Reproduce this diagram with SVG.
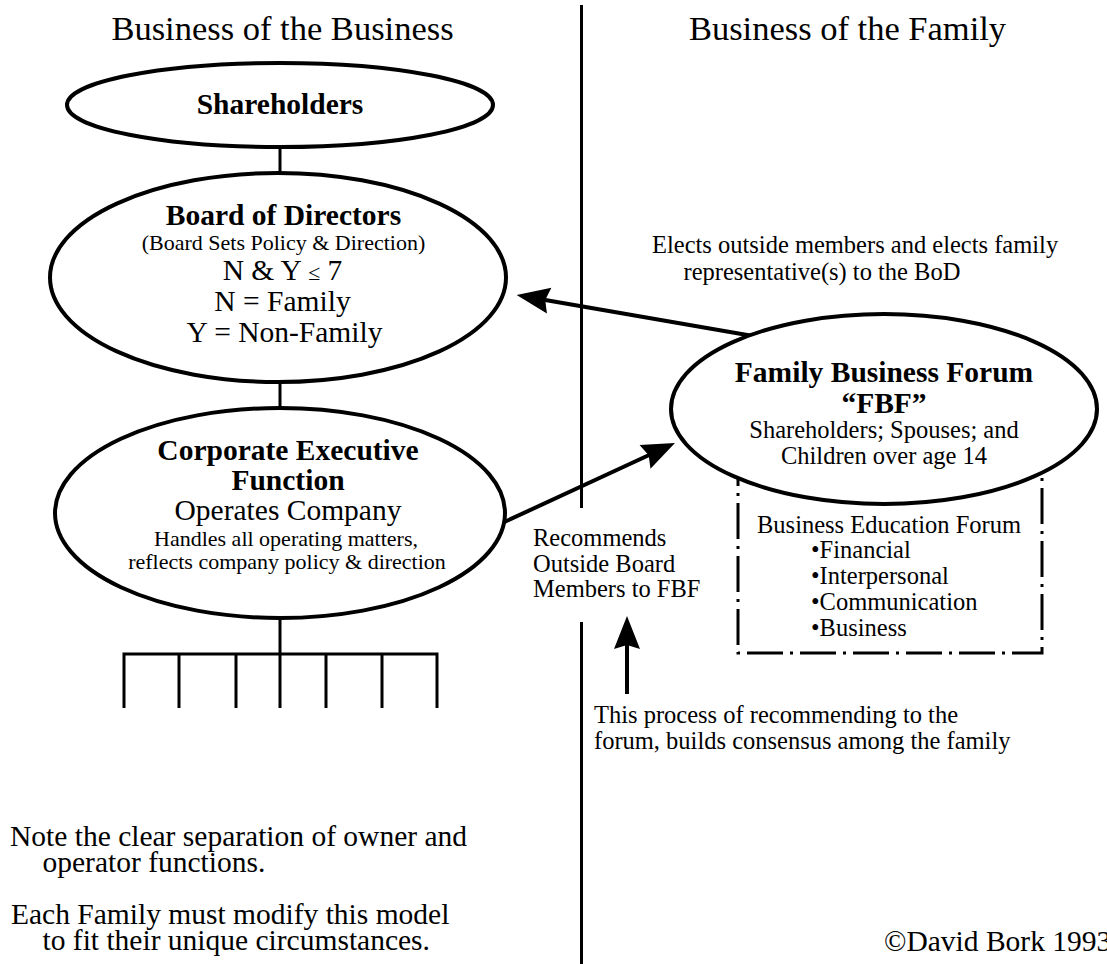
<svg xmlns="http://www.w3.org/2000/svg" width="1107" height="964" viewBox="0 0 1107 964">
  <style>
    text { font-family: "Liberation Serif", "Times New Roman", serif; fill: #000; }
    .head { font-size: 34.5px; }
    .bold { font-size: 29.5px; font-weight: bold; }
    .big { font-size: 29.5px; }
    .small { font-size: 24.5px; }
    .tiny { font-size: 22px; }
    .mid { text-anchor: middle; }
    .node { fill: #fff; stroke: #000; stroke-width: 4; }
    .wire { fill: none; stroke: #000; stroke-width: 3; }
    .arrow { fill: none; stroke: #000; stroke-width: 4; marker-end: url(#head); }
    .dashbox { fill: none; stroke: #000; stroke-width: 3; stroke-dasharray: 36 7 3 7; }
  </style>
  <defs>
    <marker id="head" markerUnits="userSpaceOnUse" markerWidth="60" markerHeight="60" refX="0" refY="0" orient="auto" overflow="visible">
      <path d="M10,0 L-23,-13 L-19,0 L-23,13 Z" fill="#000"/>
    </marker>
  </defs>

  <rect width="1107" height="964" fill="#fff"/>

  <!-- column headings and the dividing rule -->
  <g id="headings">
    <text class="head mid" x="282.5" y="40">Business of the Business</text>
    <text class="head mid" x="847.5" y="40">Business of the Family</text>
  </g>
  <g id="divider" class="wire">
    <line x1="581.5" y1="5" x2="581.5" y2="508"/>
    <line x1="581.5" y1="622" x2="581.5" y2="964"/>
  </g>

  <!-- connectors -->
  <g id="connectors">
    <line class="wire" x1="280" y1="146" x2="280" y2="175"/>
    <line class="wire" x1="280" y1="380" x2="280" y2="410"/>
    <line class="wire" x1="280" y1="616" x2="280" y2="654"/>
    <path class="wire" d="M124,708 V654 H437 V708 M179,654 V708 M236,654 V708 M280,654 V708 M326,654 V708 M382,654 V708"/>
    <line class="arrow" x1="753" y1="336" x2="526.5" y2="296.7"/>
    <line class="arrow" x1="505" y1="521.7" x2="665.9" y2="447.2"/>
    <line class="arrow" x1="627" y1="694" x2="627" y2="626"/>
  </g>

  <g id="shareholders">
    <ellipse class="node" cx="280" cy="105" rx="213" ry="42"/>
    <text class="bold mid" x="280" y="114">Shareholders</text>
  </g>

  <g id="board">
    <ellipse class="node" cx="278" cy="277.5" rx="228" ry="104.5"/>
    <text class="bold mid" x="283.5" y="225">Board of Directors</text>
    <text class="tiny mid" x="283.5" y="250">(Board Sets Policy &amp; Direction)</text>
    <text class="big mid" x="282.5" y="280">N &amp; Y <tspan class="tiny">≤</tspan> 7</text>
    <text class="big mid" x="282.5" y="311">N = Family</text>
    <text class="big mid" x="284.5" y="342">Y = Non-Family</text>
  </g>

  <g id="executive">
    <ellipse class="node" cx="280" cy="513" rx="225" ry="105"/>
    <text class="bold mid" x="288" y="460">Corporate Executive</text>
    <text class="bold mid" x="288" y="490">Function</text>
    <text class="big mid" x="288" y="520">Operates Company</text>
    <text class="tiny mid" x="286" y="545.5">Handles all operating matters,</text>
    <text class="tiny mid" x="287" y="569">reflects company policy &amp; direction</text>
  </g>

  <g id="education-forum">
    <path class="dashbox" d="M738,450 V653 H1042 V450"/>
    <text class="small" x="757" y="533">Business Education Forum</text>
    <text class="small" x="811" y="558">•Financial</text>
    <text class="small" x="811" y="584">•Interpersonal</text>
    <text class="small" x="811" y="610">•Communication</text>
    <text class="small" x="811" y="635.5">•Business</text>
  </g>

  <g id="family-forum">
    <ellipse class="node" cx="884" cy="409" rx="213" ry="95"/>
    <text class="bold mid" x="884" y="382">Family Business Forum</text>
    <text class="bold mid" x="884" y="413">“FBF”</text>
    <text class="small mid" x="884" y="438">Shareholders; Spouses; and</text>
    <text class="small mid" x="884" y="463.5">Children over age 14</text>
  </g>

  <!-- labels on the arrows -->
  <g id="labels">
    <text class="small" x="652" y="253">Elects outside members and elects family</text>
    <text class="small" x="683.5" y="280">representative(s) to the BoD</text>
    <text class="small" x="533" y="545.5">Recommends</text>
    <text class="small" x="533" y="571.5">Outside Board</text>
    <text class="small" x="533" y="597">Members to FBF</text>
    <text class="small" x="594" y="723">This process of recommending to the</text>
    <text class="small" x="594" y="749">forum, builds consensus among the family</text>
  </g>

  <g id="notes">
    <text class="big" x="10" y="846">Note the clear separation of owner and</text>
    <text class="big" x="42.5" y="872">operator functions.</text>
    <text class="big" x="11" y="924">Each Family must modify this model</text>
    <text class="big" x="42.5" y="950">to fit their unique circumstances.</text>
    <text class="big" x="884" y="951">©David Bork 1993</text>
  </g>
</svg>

══════════

Problem description
Repeat all the data as it stands, dropping any images it holds.

Full output
Reproduce this diagram with SVG.
<svg xmlns="http://www.w3.org/2000/svg" width="1107" height="964" viewBox="0 0 1107 964">
  <style>
    text { font-family: "Liberation Serif", "Times New Roman", serif; fill: #000; }
    .head { font-size: 34.5px; }
    .bold { font-size: 29.5px; font-weight: bold; }
    .big { font-size: 29.5px; }
    .small { font-size: 24.5px; }
    .tiny { font-size: 22px; }
    .mid { text-anchor: middle; }
    .node { fill: #fff; stroke: #000; stroke-width: 4; }
    .wire { fill: none; stroke: #000; stroke-width: 3; }
    .arrow { fill: none; stroke: #000; stroke-width: 4; marker-end: url(#head); }
    .dashbox { fill: none; stroke: #000; stroke-width: 3; stroke-dasharray: 36 7 3 7; }
  </style>
  <defs>
    <marker id="head" markerUnits="userSpaceOnUse" markerWidth="60" markerHeight="60" refX="0" refY="0" orient="auto" overflow="visible">
      <path d="M10,0 L-23,-13 L-19,0 L-23,13 Z" fill="#000"/>
    </marker>
  </defs>

  <rect width="1107" height="964" fill="#fff"/>

  <!-- column headings and the dividing rule -->
  <g id="headings">
    <text class="head mid" x="282.5" y="40">Business of the Business</text>
    <text class="head mid" x="847.5" y="40">Business of the Family</text>
  </g>
  <g id="divider" class="wire">
    <line x1="581.5" y1="5" x2="581.5" y2="508"/>
    <line x1="581.5" y1="622" x2="581.5" y2="964"/>
  </g>

  <!-- connectors -->
  <g id="connectors">
    <line class="wire" x1="280" y1="146" x2="280" y2="175"/>
    <line class="wire" x1="280" y1="380" x2="280" y2="410"/>
    <line class="wire" x1="280" y1="616" x2="280" y2="654"/>
    <path class="wire" d="M124,708 V654 H437 V708 M179,654 V708 M236,654 V708 M280,654 V708 M326,654 V708 M382,654 V708"/>
    <line class="arrow" x1="753" y1="336" x2="526.5" y2="296.7"/>
    <line class="arrow" x1="505" y1="521.7" x2="665.9" y2="447.2"/>
    <line class="arrow" x1="627" y1="694" x2="627" y2="626"/>
  </g>

  <g id="shareholders">
    <ellipse class="node" cx="280" cy="105" rx="213" ry="42"/>
    <text class="bold mid" x="280" y="114">Shareholders</text>
  </g>

  <g id="board">
    <ellipse class="node" cx="278" cy="277.5" rx="228" ry="104.5"/>
    <text class="bold mid" x="283.5" y="225">Board of Directors</text>
    <text class="tiny mid" x="283.5" y="250">(Board Sets Policy &amp; Direction)</text>
    <text class="big mid" x="282.5" y="280">N &amp; Y <tspan class="tiny">≤</tspan> 7</text>
    <text class="big mid" x="282.5" y="311">N = Family</text>
    <text class="big mid" x="284.5" y="342">Y = Non-Family</text>
  </g>

  <g id="executive">
    <ellipse class="node" cx="280" cy="513" rx="225" ry="105"/>
    <text class="bold mid" x="288" y="460">Corporate Executive</text>
    <text class="bold mid" x="288" y="490">Function</text>
    <text class="big mid" x="288" y="520">Operates Company</text>
    <text class="tiny mid" x="286" y="545.5">Handles all operating matters,</text>
    <text class="tiny mid" x="287" y="569">reflects company policy &amp; direction</text>
  </g>

  <g id="education-forum">
    <path class="dashbox" d="M738,450 V653 H1042 V450"/>
    <text class="small" x="757" y="533">Business Education Forum</text>
    <text class="small" x="811" y="558">•Financial</text>
    <text class="small" x="811" y="584">•Interpersonal</text>
    <text class="small" x="811" y="610">•Communication</text>
    <text class="small" x="811" y="635.5">•Business</text>
  </g>

  <g id="family-forum">
    <ellipse class="node" cx="884" cy="409" rx="213" ry="95"/>
    <text class="bold mid" x="884" y="382">Family Business Forum</text>
    <text class="bold mid" x="884" y="413">“FBF”</text>
    <text class="small mid" x="884" y="438">Shareholders; Spouses; and</text>
    <text class="small mid" x="884" y="463.5">Children over age 14</text>
  </g>

  <!-- labels on the arrows -->
  <g id="labels">
    <text class="small" x="652" y="253">Elects outside members and elects family</text>
    <text class="small" x="683.5" y="280">representative(s) to the BoD</text>
    <text class="small" x="533" y="545.5">Recommends</text>
    <text class="small" x="533" y="571.5">Outside Board</text>
    <text class="small" x="533" y="597">Members to FBF</text>
    <text class="small" x="594" y="723">This process of recommending to the</text>
    <text class="small" x="594" y="749">forum, builds consensus among the family</text>
  </g>

  <g id="notes">
    <text class="big" x="10" y="846">Note the clear separation of owner and</text>
    <text class="big" x="42.5" y="872">operator functions.</text>
    <text class="big" x="11" y="924">Each Family must modify this model</text>
    <text class="big" x="42.5" y="950">to fit their unique circumstances.</text>
    <text class="big" x="884" y="951">©David Bork 1993</text>
  </g>
</svg>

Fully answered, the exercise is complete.